Devant de telles scènes, révélatrices de contradictions profondes, comment ne pas éprouver un sentiment intime de révolte? Comment ne pas se sentir entraîné dans un élan spontané de charité chrétienne? Toutefois, la solidarité authentique ne s'improvise pas; ce n'est que grâce à un travail de formation patient et approfondi mené dès l'enfance que la solidarité devient un réflexe de la personne et englobe les divers domaines d'action et de responsabilité. Un processus de sensibilisation générale est nécessaire, afin d'impliquer toute la société. En collaboration cordiale avec les autres Confessions religieuses, l'Église catholique désire apporter sa contribution spécifique à ce processus. Il s'agit d'un effort fondamental de promotion de l'homme et de partage fraternel qui ne peut pas ne pas engager également les pauvres eux-mêmes, en faisant appel à leurs propres possibilités.

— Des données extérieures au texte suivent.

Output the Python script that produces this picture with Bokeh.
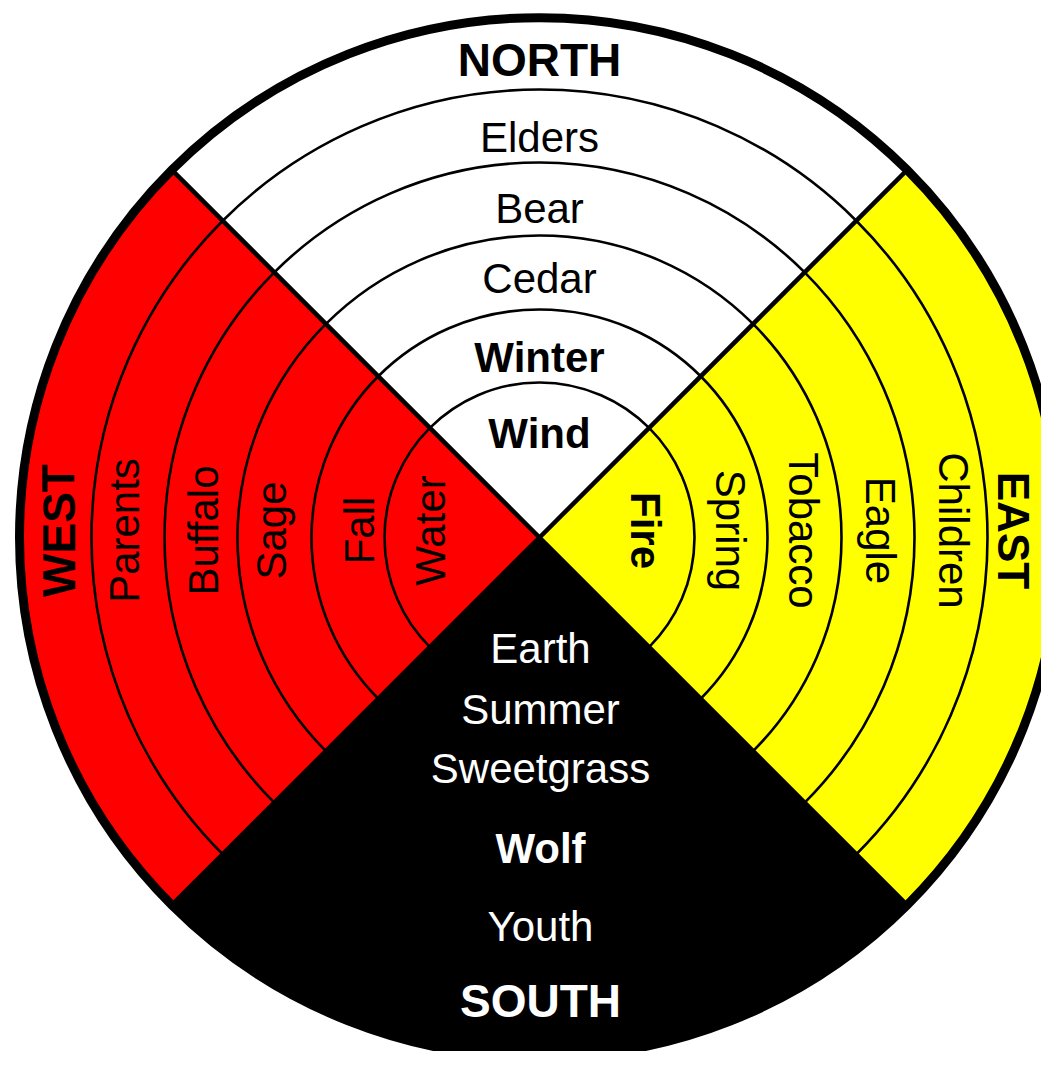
import numpy as np
from bokeh.plotting import figure
from bokeh.models import ColumnDataSource, Range1d
from bokeh.core.properties import value
from bokeh.embed import file_html
from bokeh.resources import INLINE

# ---- data ----
directions = ["NORTH", "EAST", "SOUTH", "WEST"]
direction_angles_deg = [90, 0, 270, 180]
north_labels = ["Wind", "Winter", "Cedar", "Bear", "Elders", "NORTH"]
east_labels = ["Fire", "Spring", "Tobacco", "Eagle", "Children", "EAST"]
south_labels = ["Earth", "Summer", "Sweetgrass", "Wolf", "Youth", "SOUTH"]
west_labels = ["Water", "Fall", "Sage", "Buffalo", "Parents", "WEST"]
ring_radii = [155, 228, 302, 375, 448, 520]

# ---- styles / layout ----
quadrant_colors = {"NORTH": "#FFFFFF", "EAST": "#FFFF00", "SOUTH": "#000000", "WEST": "#FF0000"}
text_colors = {"NORTH": "black", "EAST": "black", "SOUTH": "white", "WEST": "black"}
label_radius = {
    "NORTH": [104, 180, 259, 329, 400, 478],
    "EAST": [106, 191, 264, 341, 414, 474],
    "SOUTH": [111, 172, 231, 311, 389, 463],
    "WEST": [109, 180, 268, 336, 415, 481],
}
bold_words = {"NORTH", "EAST", "SOUTH", "WEST", "Winter", "Wind", "Fire", "Wolf"}
FONT = "Liberation Sans"

labels_by_dir = {"NORTH": north_labels, "EAST": east_labels,
                 "SOUTH": south_labels, "WEST": west_labels}

W, H = 1041, 1051
CX, CY = 539, 537  # pixel position of the wheel centre
p = figure(width=W, height=H,
           x_range=Range1d(-CX, W - CX), y_range=Range1d(CY - H, CY),
           output_backend="svg", toolbar_location=None,
           x_axis_type=None, y_axis_type=None,
           min_border=0, outline_line_color=None)
p.background_fill_color = "white"
p.border_fill_color = "white"

R = ring_radii[-1]

# quadrants
wsrc = ColumnDataSource(dict(
    start=[np.radians(a - 45) for a in direction_angles_deg],
    end=[np.radians(a + 45) for a in direction_angles_deg],
    color=[quadrant_colors[d] for d in directions],
))
p.wedge(x=0, y=0, radius=R, start_angle="start", end_angle="end",
        fill_color="color", line_color=None, source=wsrc)

# ring arcs (not in the south)
for d, a in zip(directions, direction_angles_deg):
    if d == "SOUTH":
        continue
    for r in ring_radii[:-1]:
        p.arc(x=0, y=0, radius=r, start_angle=np.radians(a - 45),
              end_angle=np.radians(a + 45), line_color="black", line_width=2.6)

# diagonal dividers
diag = np.radians([45, 135, 225, 315])
p.segment(x0=[0] * 4, y0=[0] * 4, x1=list(R * np.cos(diag)), y1=list(R * np.sin(diag)),
          line_color="black", line_width=4.5)

# outer rim
p.circle(x=0, y=0, radius=R, fill_color=None, line_color="black", line_width=9)

# labels
xs, ys, txt, ang, col, size, style = [], [], [], [], [], [], []
for d in directions:
    for lab, r in zip(labels_by_dir[d], label_radius[d]):
        if d == "NORTH":
            x, y, a = 0, r, 0.0
        elif d == "SOUTH":
            x, y, a = 1, -r, 0.0
        elif d == "EAST":
            x, y, a = r, 7, -np.pi / 2
        else:
            x, y, a = -r, 7, np.pi / 2
        xs.append(x); ys.append(y); txt.append(lab); ang.append(a)
        col.append(text_colors[d])
        if lab == "EAST":
            size.append("44px")
        elif lab in directions:
            size.append("46px")
        else:
            size.append("42px")
        style.append("bold" if lab in bold_words else "normal")

tsrc = ColumnDataSource(dict(x=xs, y=ys, text=txt, angle=ang, color=col,
                             size=size, style=style))
p.text(x="x", y="y", text="text", angle="angle", text_color="color",
       text_font=value(FONT), text_font_size="size", text_font_style="style",
       text_align="center", text_baseline="middle", source=tsrc)

open("out.html", "w").write(file_html(p, INLINE))
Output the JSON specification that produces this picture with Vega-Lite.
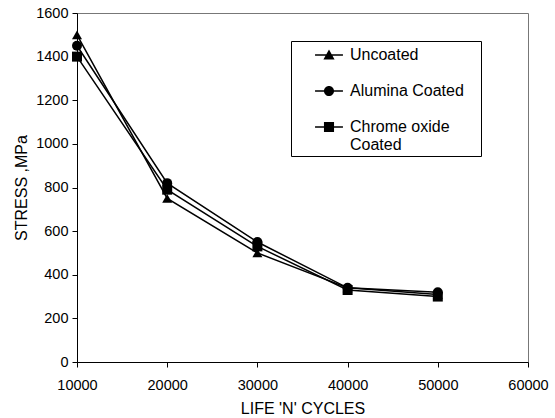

5. Chers Frères et Soeurs, en vous confiant ces réflexions pour le Carême, afin que vous les développiez individuellement et en communauté sous la conduite de vos Pasteurs, je vous exhorte à accomplir des gestes significatifs concrets, de nature à multiplier les quelques pains et les quelques poissons dont nous disposons. On agira ainsi valablement pour faire face aux différents besoins de ceux qui souffrent la faim; et ce sera une manière authentique de vivre la période providentielle du Carême, temps de conversion et de réconciliation.

Dans ces projets et ces engagements, que vous soutienne et vous réconforte la Bénédiction apostolique que je donne volontiers à chacun de vous, en demandant au Seigneur pour vous la grâce de prendre généreusement, par la prière et la pénitence, le chemin qui monte vers les célébrations de Pâques.

A Castelgandolfo, le 8 septembre 1995, fête de la Nativité de la Sainte Vierge Marie, en la dix-septième année de mon pontificat.